Что же там, дома? На что они живут, ведь все забрали (и грозят полной конфискацией нашего жалкого имущества). А Митя? Сегодня Коньков пригрозил, что на него собирают материал. Опять этот проклятый вопрос: «А знал ли ваш брат о преступной деятельности вашей матери?» И тот же мой умный ответ: «Знал, но не считал…» А Полина Егоровна, родная наша рыжая ворчунья, ведь выселят ее, она же прописана временно. Тридцать лет в Москве, а не заслужила права жить в столице СССР. Может, уже выгнали? Нет, по передаче, которую сегодня получила, чувствую, что она еще дома, что она ее собирала, знает, что я люблю, зефир, морковка чищеная, буженина. А маме что передали? Иногда вечером я слышу, как она плачет, иногда громко, тогда начинается суета, топот, — наверное, вызывают врача.

А за другой стенкой кто-то бормочет, как будто молится. Знаю, что находятся здесь же два американских летчика: их захватили над нейтральной территорией, и даже до суда дело не дошло, слишком уж было нагло, отпустили. Коньков иногда спрашивает меня, что я читаю, остается доволен — Гоголь, Пушкин. «А вот американцы, — он глумливо хихикает, — Библию попросили!»

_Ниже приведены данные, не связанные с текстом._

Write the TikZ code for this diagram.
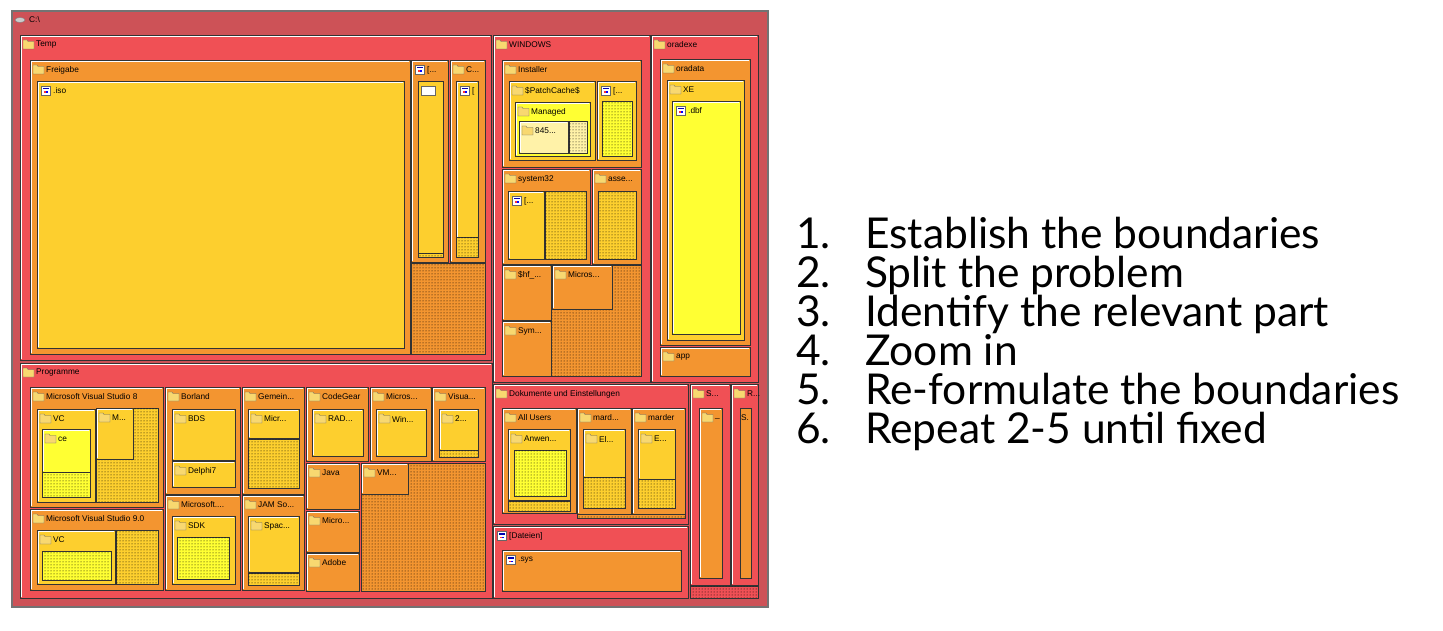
\documentclass[tikz,border=0pt]{standalone}
\usepackage{fontspec}
\usetikzlibrary{patterns}
\newfontfamily\tf{Liberation Sans}
\newfontfamily\lf{Lato}
\definecolor{drv}{HTML}{CD5257}
\definecolor{rd}{HTML}{F05055}
\definecolor{og}{HTML}{F39530}
\definecolor{gd}{HTML}{FDCF2E}
\definecolor{yl}{HTML}{FFFF33}
\definecolor{ly}{HTML}{FFF2A8}
\definecolor{fy}{HTML}{F8D870}
\tikzset{bx/.style={draw=black!80,line width=0.8},
 lbl/.style={anchor=west,inner sep=0,font=\tf\fontsize{8.3}{9}\selectfont},
 item/.style={anchor=base west,inner sep=0,font=\lf\fontsize{42.5}{44}\selectfont}}
\newcommand\hl[4]{\draw[white,line width=0.6] (#1+1.2,#4-1.2) |- (#3-1.2,#2+1.2);}
\newcommand\fic[2]{\filldraw[fill=fy,draw=black!60,line width=0.4] (#1,#2+1) -- ++(4,0) -- ++(1,1.5) -- ++(6,0) -- ++(0,7.5) -- ++(-11,0) -- cycle;}
\newcommand\iic[2]{\filldraw[fill=white,draw=black!60,line width=0.4] (#1,#2) rectangle ++(9,9); \fill[blue!70!black] (#1+1.5,#2+2) rectangle ++(6,1.5); \fill[red!80] (#1+3,#2+5.5) rectangle ++(1.5,1.5); \fill[blue] (#1+5,#2+5.5) rectangle ++(1.5,1.5);}
\newcommand\fb[6]{\filldraw[fill=#5,bx] (#1,#2) rectangle (#3,#4); \hl{#1}{#2}{#3}{#4}\fic{#1+3}{#2+4}\node[lbl] at (#1+16,#2+10) {#6};}
\newcommand\ib[6]{\filldraw[fill=#5,bx] (#1,#2) rectangle (#3,#4); \hl{#1}{#2}{#3}{#4}\iic{#1+4}{#2+5}\node[lbl] at (#1+16,#2+10) {#6};}
\newcommand\pb[5]{\filldraw[fill=#5,bx] (#1,#2) rectangle (#3,#4); \fill[pattern=dots,pattern color=black] (#1+0.5,#2+0.5) rectangle (#3-0.5,#4-0.5);}
\begin{document}
\begin{tikzpicture}[x=1pt,y=-1pt]
\useasboundingbox (0,0) rectangle (1443,631);
% drive
\filldraw[fill=drv,draw=black!55,line width=1.2] (12,11) rectangle (768,607);
\filldraw[fill=gray!40,draw=gray] (20,20) ellipse (5 and 2.5);
\node[lbl] (c) at (29,20) {C:\textbackslash};
% Temp
\fb{20}{35}{491}{360}{rd}{Temp}
\fb{30}{60}{410}{354}{og}{Freigabe}
\ib{37}{81}{404}{348}{gd}{.iso}
\ib{411}{60}{448}{262}{og}{[...}
\filldraw[fill=gd,bx] (418,81) rectangle (443,257);
\filldraw[fill=white,draw=black!60] (421,86) rectangle (435,95);
\pb{418}{253}{443}{257}{gd}
\fb{450}{60}{485}{262}{og}{C...}
\ib{456}{81}{478}{257}{gd}{[}
\pb{456}{237}{478}{257}{gd}
\pb{411}{263}{485}{354}{og}
% WINDOWS
\fb{493}{35}{650}{382}{rd}{WINDOWS}
\pb{502}{265}{641}{376}{og}
\fb{502}{60}{641}{167}{og}{Installer}
\fb{509}{81}{595}{160}{gd}{\$PatchCache\$}
\fb{515}{102}{590}{156}{yl}{Managed}
\fb{519}{121}{568}{153}{ly}{845...}
\pb{569}{121}{587}{153}{ly}
\ib{597}{81}{636}{160}{gd}{[...}
\pb{602}{101}{632}{156}{yl}
\fb{502}{169}{590}{264}{og}{system32}
\ib{508}{191}{544}{259}{gd}{[...}
\pb{545}{191}{586}{259}{gd}
\fb{592}{169}{641}{264}{og}{asse...}
\pb{598}{191}{636}{259}{gd}
\fb{502}{265}{551}{320}{og}{\$hf\_...}
\fb{502}{321}{551}{376}{og}{Sym...}
\fb{552}{265}{612}{309}{og}{Micros...}
% oradexe
\fb{651}{35}{758}{382}{rd}{oradexe}
\fb{660}{59}{750}{345}{og}{oradata}
\fb{667}{80}{744}{340}{gd}{XE}
\ib{672}{101}{740}{334}{yl}{.dbf}
\fb{660}{347}{750}{376}{og}{app}
% Programme
\fb{20}{363}{492}{598}{rd}{Programme}
\fb{30}{387}{163}{507}{og}{Microsoft Visual Studio 8}
\fb{37}{409}{95}{502}{gd}{VC}
\fb{42}{429}{90}{472}{yl}{ce}
\pb{42}{472}{90}{497}{yl}
\pb{96}{408}{158}{502}{gd}
\fb{96}{408}{133}{459}{gd}{M...}
\fb{30}{509}{163}{590}{og}{Microsoft Visual Studio 9.0}
\fb{37}{530}{115}{584}{gd}{VC}
\pb{42}{551}{111}{580}{yl}
\pb{116}{530}{158}{584}{gd}
\fb{165}{387}{240}{494}{og}{Borland}
\fb{172}{409}{235}{460}{gd}{BDS}
\fb{172}{461}{235}{487}{gd}{Delphi7}
\fb{242}{387}{304}{494}{og}{Gemein...}
\fb{248}{409}{299}{438}{gd}{Micr...}
\pb{248}{439}{299}{488}{gd}
\fb{165}{495}{240}{590}{og}{Microsoft....}
\fb{172}{516}{235}{584}{gd}{SDK}
\pb{177}{537}{229}{579}{yl}
\fb{242}{495}{304}{590}{og}{JAM So...}
\fb{248}{516}{299}{572}{gd}{Spac...}
\pb{248}{573}{299}{585}{gd}
\fb{306}{387}{368}{461}{og}{CodeGear}
\fb{312}{409}{363}{456}{gd}{RAD...}
\fb{370}{387}{431}{461}{og}{Micros...}
\fb{376}{409}{426}{456}{gd}{Win...}
\fb{432}{387}{485}{461}{og}{Visua...}
\fb{439}{409}{478}{450}{gd}{2...}
\pb{439}{450}{478}{457}{gd}
\fb{306}{463}{359}{509}{og}{Java}
\fb{306}{511}{359}{552}{og}{Micro...}
\fb{306}{553}{359}{591}{og}{Adobe}
\pb{361}{463}{485}{591}{og}
\fb{361}{463}{408}{494}{og}{VM...}
% Dokumente
\fb{493}{384}{688}{524}{rd}{Dokumente und Einstellungen}
\fb{502}{408}{576}{513}{og}{All Users}
\fb{508}{429}{570}{500}{gd}{Anwen...}
\pb{514}{450}{566}{496}{yl}
\pb{508}{501}{570}{511}{gd}
\pb{577}{513}{685}{518}{og}
\fb{577}{408}{631}{514}{og}{mard...}
\fb{583}{429}{625}{477}{gd}{El...}
\pb{583}{477}{625}{508}{gd}
\fb{632}{408}{685}{514}{og}{marder}
\fb{638}{429}{675}{479}{gd}{E...}
\pb{638}{479}{675}{508}{gd}
\ib{493}{526}{688}{598}{rd}{[Dateien]}
\ib{502}{550}{681}{591}{og}{.sys}
\fb{690}{384}{730}{585}{rd}{S...}
\fb{699}{408}{722}{578}{og}{\_}
\fb{731}{384}{758}{585}{rd}{R...}
\filldraw[fill=og,bx] (740,408) rectangle (751,578);
\node[lbl] at (741,418) {S.};
\pb{690}{586}{758}{598}{rd}
% list
\foreach \n/\t [count=\i] in {1./Establish the boundaries,2./Split the problem,3./Identify the relevant part,4./Zoom in,5./Re-formulate the boundaries,6./Repeat 2-5 until fixed}{
 \node[item] (n\i) at (796,248+39*\i-39) {\n};
 \node[item] (t\i) at (865,248+39*\i-39) {\t};
}
\end{tikzpicture}
\end{document}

В камере № 82 я просидела три месяца, до суда. Судили нас в ноябре, на Каланчевке. Статья 15, контрабанда. А у меня еще какая-то — «через 17» — соучастие в преступлении. Прокурор Прошляков потребовал для мамы восемь лет, а для меня — пять. Речь прокурора, адвокатов, дурацкие вопросы судьи, коверкающего иностранные фамилии, все это тонет в радости встречи с мамой, с друзьями, ждущими уже у ворот суда. В квадратике окошка «воронка», чуть въехали в ворота, вижу две родные мордочки — Нанки и Саши Сумеркина. «Ребята, ребята, — в который, видимо, уже раз бросается Нанка к конвойным, — девочку Иру не видели? Беленькая такая!» На этот раз угадала, и мы бросаемся друг к другу. И на лестнице их много, родных, славных, стараются подбодрить нас. Инесса, моя бедная, всхлипывает, но кричит что-то ободряющее. Сергей Степанович (вот что значит офицерская выправка — прямой, в огромной старомодной шубе) идет навстречу, даже конвоиры останавливаются, медленно берет мою руку, целует — как даме. А где же бабушка? Ее нет, не смогла на этот раз. (После суда она пришла к нам на свидание и опять поразила бодростью, красотой — даже в шляпе была! — и находчивостью. Именно ей в рукав мама сунула написанные в камере стихи, она ловко подхватила — все-таки старая школа!) А Полина Егоровна, бледная, торжественная, в парадном китайском платке, вызванная уже в зал как свидетель обвинения, не ушла, однако, после слов судьи: «Свидетель Шмелева, оставьте помещение», по очереди подошла к нам с мамой, поцеловала и перекрестила.